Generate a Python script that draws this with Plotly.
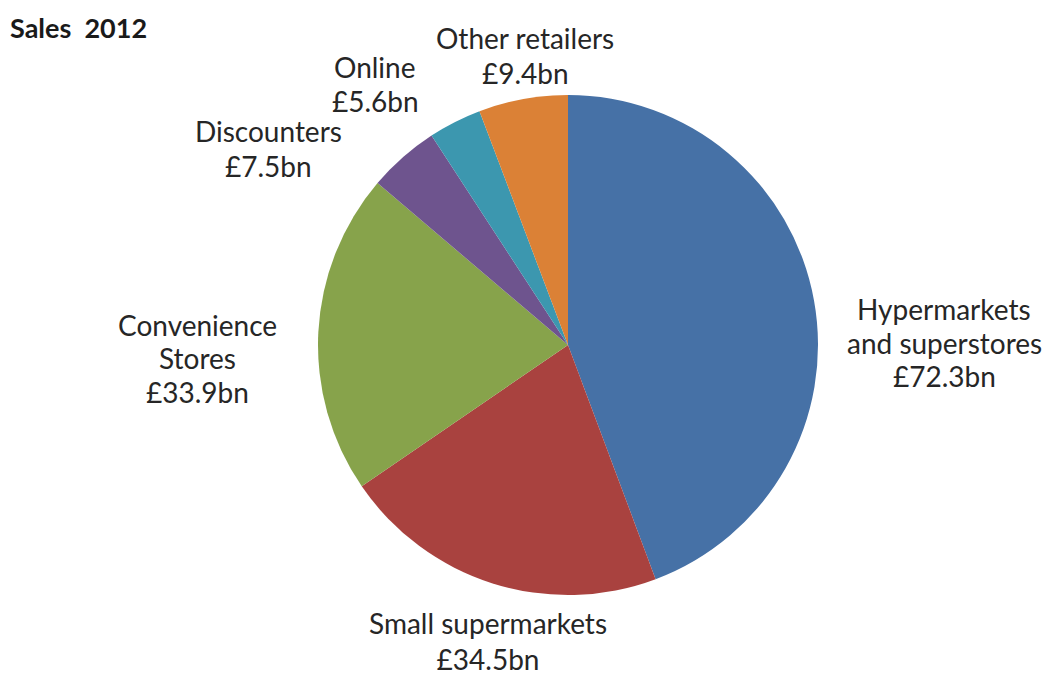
import plotly.graph_objects as go

# Grocery sales by channel, 2012 (£bn)
channels = ["Hypermarkets and superstores", "Small supermarkets", "Convenience Stores",
            "Discounters", "Online", "Other retailers"]
sales_bn = [72.3, 34.5, 33.9, 7.5, 5.6, 9.4]
colors = ["#4671A6", "#A9423F", "#87A34B", "#6E548E", "#3C97AF", "#DB8136"]

# label wrapping: name lines shown above the value line
label_lines = [["Hypermarkets", "and superstores"], ["Small supermarkets"],
               ["Convenience", "Stores"], ["Discounters"], ["Online"], ["Other retailers"]]

W, H = 1050, 677
cx, cy, r = 568, 345, 250  # pie centre and radius in pixels

# label block anchor: centre x and y of each text line, in pixels
label_x = [944, 488, 197, 268, 375, 525]
label_y = [[309, 343, 376], None, [325, 358, 392], [131, 166], [67, 101], [38, 73]]

FONT = "Lato, Open Sans, sans-serif"

fig = go.Figure(go.Pie(
    labels=channels,
    values=sales_bn,
    sort=False,
    direction="clockwise",
    rotation=0,
    marker=dict(colors=colors, line=dict(width=0)),
    textinfo="none",
    hovertemplate="%{label}: £%{value}bn<extra></extra>",
    domain=dict(x=[(cx - r) / W, (cx + r) / W], y=[(H - cy - r) / H, (H - cy + r) / H]),
    showlegend=False,
))

for lines, val, px, ys in zip(label_lines, sales_bn, label_x, label_y):
    texts = lines + [f"£{val}bn"]
    if ys is None:
        # bottom label: one block resting on the lower page edge
        fig.add_annotation(
            x=px / W, y=0, xref="paper", yref="paper",
            text="<br>".join(texts), showarrow=False,
            xanchor="center", yanchor="bottom", align="center", borderpad=0,
            font=dict(family=FONT, size=28, color="#262626"),
        )
        continue
    for text, py in zip(texts, ys):
        fig.add_annotation(
            x=px / W, y=1 - py / H, xref="paper", yref="paper",
            text=text, showarrow=False,
            xanchor="center", yanchor="middle", align="center",
            font=dict(family=FONT, size=28, color="#262626"),
        )

fig.add_annotation(
    x=8 / W, y=1 - 27 / H, xref="paper", yref="paper",
    text="<b>Sales  2012</b>", showarrow=False,
    xanchor="left", yanchor="middle",
    font=dict(family=FONT, size=27, color="#1a1a1a"),
)

fig.update_layout(
    width=W, height=H,
    margin=dict(l=0, r=0, t=0, b=0),
    paper_bgcolor="white", plot_bgcolor="white",
)

fig.write_html("out.html")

───

§ **YOUR OBJECTIVE**: Repeat, with no pictures, each line from the beginning of the data through the line containing "101], [38, 73]]", inclusive.

§ **RESULT OF THIS TASK**:
Generate a Python script that draws this with Plotly.
import plotly.graph_objects as go

# Grocery sales by channel, 2012 (£bn)
channels = ["Hypermarkets and superstores", "Small supermarkets", "Convenience Stores",
            "Discounters", "Online", "Other retailers"]
sales_bn = [72.3, 34.5, 33.9, 7.5, 5.6, 9.4]
colors = ["#4671A6", "#A9423F", "#87A34B", "#6E548E", "#3C97AF", "#DB8136"]

# label wrapping: name lines shown above the value line
label_lines = [["Hypermarkets", "and superstores"], ["Small supermarkets"],
               ["Convenience", "Stores"], ["Discounters"], ["Online"], ["Other retailers"]]

W, H = 1050, 677
cx, cy, r = 568, 345, 250  # pie centre and radius in pixels

# label block anchor: centre x and y of each text line, in pixels
label_x = [944, 488, 197, 268, 375, 525]
label_y = [[309, 343, 376], None, [325, 358, 392], [131, 166], [67, 101], [38, 73]]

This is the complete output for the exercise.